**Given problem**
Copy the lines below as they are; omit the images they contain.

(Code that draws figures)
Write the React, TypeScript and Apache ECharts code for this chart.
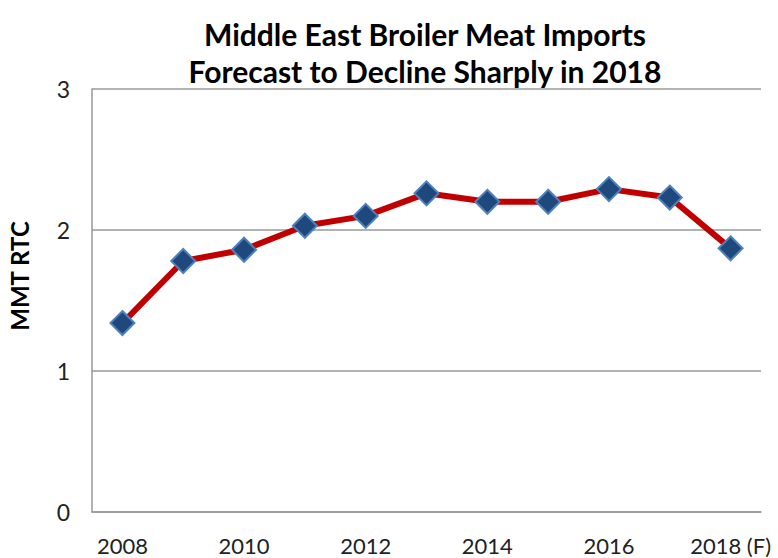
import React, { useEffect, useRef } from "react";
import * as echarts from "echarts";

const categories = ["2008", "2009", "2010", "2011", "2012", "2013", "2014", "2015", "2016", "2017", "2018 (F)"];
const imports = [1.34, 1.78, 1.86, 2.03, 2.10, 2.26, 2.20, 2.20, 2.29, 2.23, 1.87];
const titleLines = ["Middle East Broiler Meat Imports", "Forecast to Decline Sharply in 2018"];
const yAxisName = "MMT RTC";

const FONT = "Lato, 'Open Sans', sans-serif";

export default function App() {
  const ref = useRef<HTMLDivElement>(null);
  useEffect(() => {
    if (!ref.current) return;
    const chart = echarts.init(ref.current, undefined, { renderer: "svg" });
    chart.setOption({
      animation: false,
      backgroundColor: "#ffffff",
      title: {
        text: titleLines.join("\n"),
        left: 420,
        textAlign: "center",
        top: 10,
        textStyle: { fontFamily: FONT, fontWeight: "bold", fontSize: 30, lineHeight: 37, color: "#000" },
      },
      graphic: [
        {
          type: "text",
          x: 19,
          y: 276,
          rotation: Math.PI / 2,
          style: {
            text: yAxisName,
            fontFamily: FONT,
            fontWeight: "bold",
            fontSize: 24,
            fill: "#000",
            align: "center",
            verticalAlign: "middle",
          },
        },
      ],
      grid: { left: 92, right: 17, top: 89, bottom: 46, containLabel: false },
      xAxis: {
        type: "category",
        data: categories,
        boundaryGap: true,
        axisLine: { show: true, lineStyle: { color: "#999", width: 1.5 } },
        axisTick: { show: false },
        axisLabel: { interval: 1, margin: 21, lineHeight: 24, fontFamily: FONT, fontSize: 22, color: "#222" },
      },
      yAxis: {
        type: "value",
        min: 0,
        max: 3,
        interval: 1,
        axisLine: { show: true, lineStyle: { color: "#999", width: 1.5 } },
        axisTick: { show: false },
        axisLabel: { margin: 22, fontFamily: FONT, fontSize: 23, color: "#222" },
        splitLine: { show: true, lineStyle: { color: "#999", width: 1.5 } },
      },
      series: [
        {
          type: "line",
          data: imports,
          symbol: "diamond",
          symbolSize: 24,
          lineStyle: { color: "#C00000", width: 6 },
          itemStyle: { color: "#1F497D", borderColor: "#4F81BD", borderWidth: 2 },
        },
      ],
    });
    return () => chart.dispose();
  }, []);
  return <div ref={ref} style={{ width: 778, height: 558, position: "absolute", left: 0, top: 0 }} />;
}
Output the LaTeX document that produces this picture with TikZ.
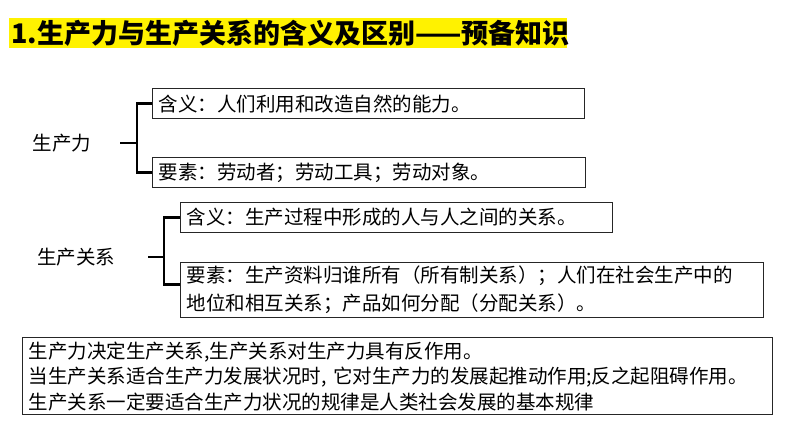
\documentclass[tikz,border=0pt]{standalone}
\usepackage{fontspec}
\setmainfont{Noto Sans CJK SC}
\begin{document}
\begin{tikzpicture}[x=1pt,y=-1pt]
\tikzset{
  box/.style={draw=black!85, line width=1.2pt, fill=white, anchor=north west,
    inner xsep=6pt, inner ysep=0pt, align=left,
    font=\fontsize{19.5}{28}\selectfont},
  brk/.style={line width=2.5pt, black},
  lbl/.style={font=\fontsize{19.5}{24}\selectfont, inner sep=0pt},
  titlebar/.style={fill=yellow, draw=none}
}
\useasboundingbox (0,0) rectangle (794,447);
\fill[white] (0,0) rectangle (794,447);
% title
\path[titlebar] (9,17.7) rectangle (567,48.3);
\node[anchor=west, inner sep=0pt, font=\fontsize{27}{30}\selectfont\bfseries] (title) at (11,33) {1.生产力与生产关系的含义及区别——预备知识};
% productive forces
\node[lbl] (sc) at (62,143) {生产力};
\node[box, text width=420pt, minimum height=30pt] (b1) at (152,88) {含义：人们利用和改造自然的能力。};
\node[box, text width=421pt, minimum height=30pt] (b2) at (152,157) {要素：劳动者；劳动工具；劳动对象。};
\coordinate (s1) at (120,143);
\coordinate (j1) at (137,143);
\draw[brk] (s1) -- (j1);
\draw[brk] (b1.west) -| (j1) |- (b2.west);
% relations of production
\node[lbl] (gx) at (76,257) {生产关系};
\node[box, text width=420pt, minimum height=30pt] (b3) at (180,202) {含义：生产过程中形成的人与人之间的关系。};
\node[box, text width=571pt, minimum height=55pt] (b4) at (180,262) {要素：生产资料归谁所有（所有制关系）；人们在社会生产中的\\地位和相互关系；产品如何分配（分配关系）。};
\coordinate (s2) at (148,257);
\coordinate (j2) at (164,257);
\draw[brk] (s2) -- (j2);
\draw[brk] (b3.west) -| (j2) |- ([yshift=5.5pt]b4.west);
% summary
\node[box, text width=738pt, minimum height=77pt, font=\fontsize{19.5}{25.5}\selectfont] (b5) at (22,337) {生产力决定生产关系,生产关系对生产力具有反作用。\\当生产关系适合生产力发展状况时, 它对生产力的发展起推动作用;反之起阻碍作用。\\生产关系一定要适合生产力状况的规律是人类社会发展的基本规律};
\end{tikzpicture}
\end{document}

**Response**
Write the React, TypeScript and Apache ECharts code for this chart.
import React, { useEffect, useRef } from "react";
import * as echarts from "echarts";

const categories = ["2008", "2009", "2010", "2011", "2012", "2013", "2014", "2015", "2016", "2017", "2018 (F)"];
const imports = [1.34, 1.78, 1.86, 2.03, 2.10, 2.26, 2.20, 2.20, 2.29, 2.23, 1.87];
const titleLines = ["Middle East Broiler Meat Imports", "Forecast to Decline Sharply in 2018"];
const yAxisName = "MMT RTC";

const FONT = "Lato, 'Open Sans', sans-serif";

export default function App() {
  const ref = useRef<HTMLDivElement>(null);
  useEffect(() => {
    if (!ref.current) return;
    const chart = echarts.init(ref.current, undefined, { renderer: "svg" });
    chart.setOption({
      animation: false,
      backgroundColor: "#ffffff",
      title: {
        text: titleLines.join("\n"),
        left: 420,
        textAlign: "center",
        top: 10,
        textStyle: { fontFamily: FONT, fontWeight: "bold", fontSize: 30, lineHeight: 37, color: "#000" },
      },
      graphic: [
        {
          type: "text",
          x: 19,
          y: 276,
          rotation: Math.PI / 2,
          style: {
            text: yAxisName,
            fontFamily: FONT,
            fontWeight: "bold",
            fontSize: 24,
            fill: "#000",
            align: "center",
            verticalAlign: "middle",
          },
        },
      ],
      grid: { left: 92, right: 17, top: 89, bottom: 46, containLabel: false },
      xAxis: {
        type: "category",
        data: categories,
        boundaryGap: true,
        axisLine: { show: true, lineStyle: { color: "#999", width: 1.5 } },
        axisTick: { show: false },
        axisLabel: { interval: 1, margin: 21, lineHeight: 24, fontFamily: FONT, fontSize: 22, color: "#222" },
      },
      yAxis: {
        type: "value",
        min: 0,
        max: 3,
        interval: 1,
        axisLine: { show: true, lineStyle: { color: "#999", width: 1.5 } },
        axisTick: { show: false },
        axisLabel: { margin: 22, fontFamily: FONT, fontSize: 23, color: "#222" },
        splitLine: { show: true, lineStyle: { color: "#999", width: 1.5 } },
      },
      series: [
        {
          type: "line",
          data: imports,
          symbol: "diamond",
          symbolSize: 24,
          lineStyle: { color: "#C00000", width: 6 },
          itemStyle: { color: "#1F497D", borderColor: "#4F81BD", borderWidth: 2 },
        },
      ],
    });
    return () => chart.dispose();
  }, []);
  return <div ref={ref} style={{ width: 778, height: 558, position: "absolute", left: 0, top: 0 }} />;
}
Output the LaTeX document that produces this picture with TikZ.
\documentclass[tikz,border=0pt]{standalone}
\usepackage{fontspec}
\setmainfont{Noto Sans CJK SC}
\begin{document}
\begin{tikzpicture}[x=1pt,y=-1pt]
\tikzset{
  box/.style={draw=black!85, line width=1.2pt, fill=white, anchor=north west,
    inner xsep=6pt, inner ysep=0pt, align=left,
    font=\fontsize{19.5}{28}\selectfont},
  brk/.style={line width=2.5pt, black},
  lbl/.style={font=\fontsize{19.5}{24}\selectfont, inner sep=0pt},
  titlebar/.style={fill=yellow, draw=none}
}
\useasboundingbox (0,0) rectangle (794,447);
\fill[white] (0,0) rectangle (794,447);
% title
\path[titlebar] (9,17.7) rectangle (567,48.3);
\node[anchor=west, inner sep=0pt, font=\fontsize{27}{30}\selectfont\bfseries] (title) at (11,33) {1.生产力与生产关系的含义及区别——预备知识};
% productive forces
\node[lbl] (sc) at (62,143) {生产力};
\node[box, text width=420pt, minimum height=30pt] (b1) at (152,88) {含义：人们利用和改造自然的能力。};
\node[box, text width=421pt, minimum height=30pt] (b2) at (152,157) {要素：劳动者；劳动工具；劳动对象。};
\coordinate (s1) at (120,143);
\coordinate (j1) at (137,143);
\draw[brk] (s1) -- (j1);
\draw[brk] (b1.west) -| (j1) |- (b2.west);
% relations of production
\node[lbl] (gx) at (76,257) {生产关系};
\node[box, text width=420pt, minimum height=30pt] (b3) at (180,202) {含义：生产过程中形成的人与人之间的关系。};
\node[box, text width=571pt, minimum height=55pt] (b4) at (180,262) {要素：生产资料归谁所有（所有制关系）；人们在社会生产中的\\地位和相互关系；产品如何分配（分配关系）。};
\coordinate (s2) at (148,257);
\coordinate (j2) at (164,257);
\draw[brk] (s2) -- (j2);
\draw[brk] (b3.west) -| (j2) |- ([yshift=5.5pt]b4.west);
% summary
\node[box, text width=738pt, minimum height=77pt, font=\fontsize{19.5}{25.5}\selectfont] (b5) at (22,337) {生产力决定生产关系,生产关系对生产力具有反作用。\\当生产关系适合生产力发展状况时, 它对生产力的发展起推动作用;反之起阻碍作用。\\生产关系一定要适合生产力状况的规律是人类社会发展的基本规律};
\end{tikzpicture}
\end{document}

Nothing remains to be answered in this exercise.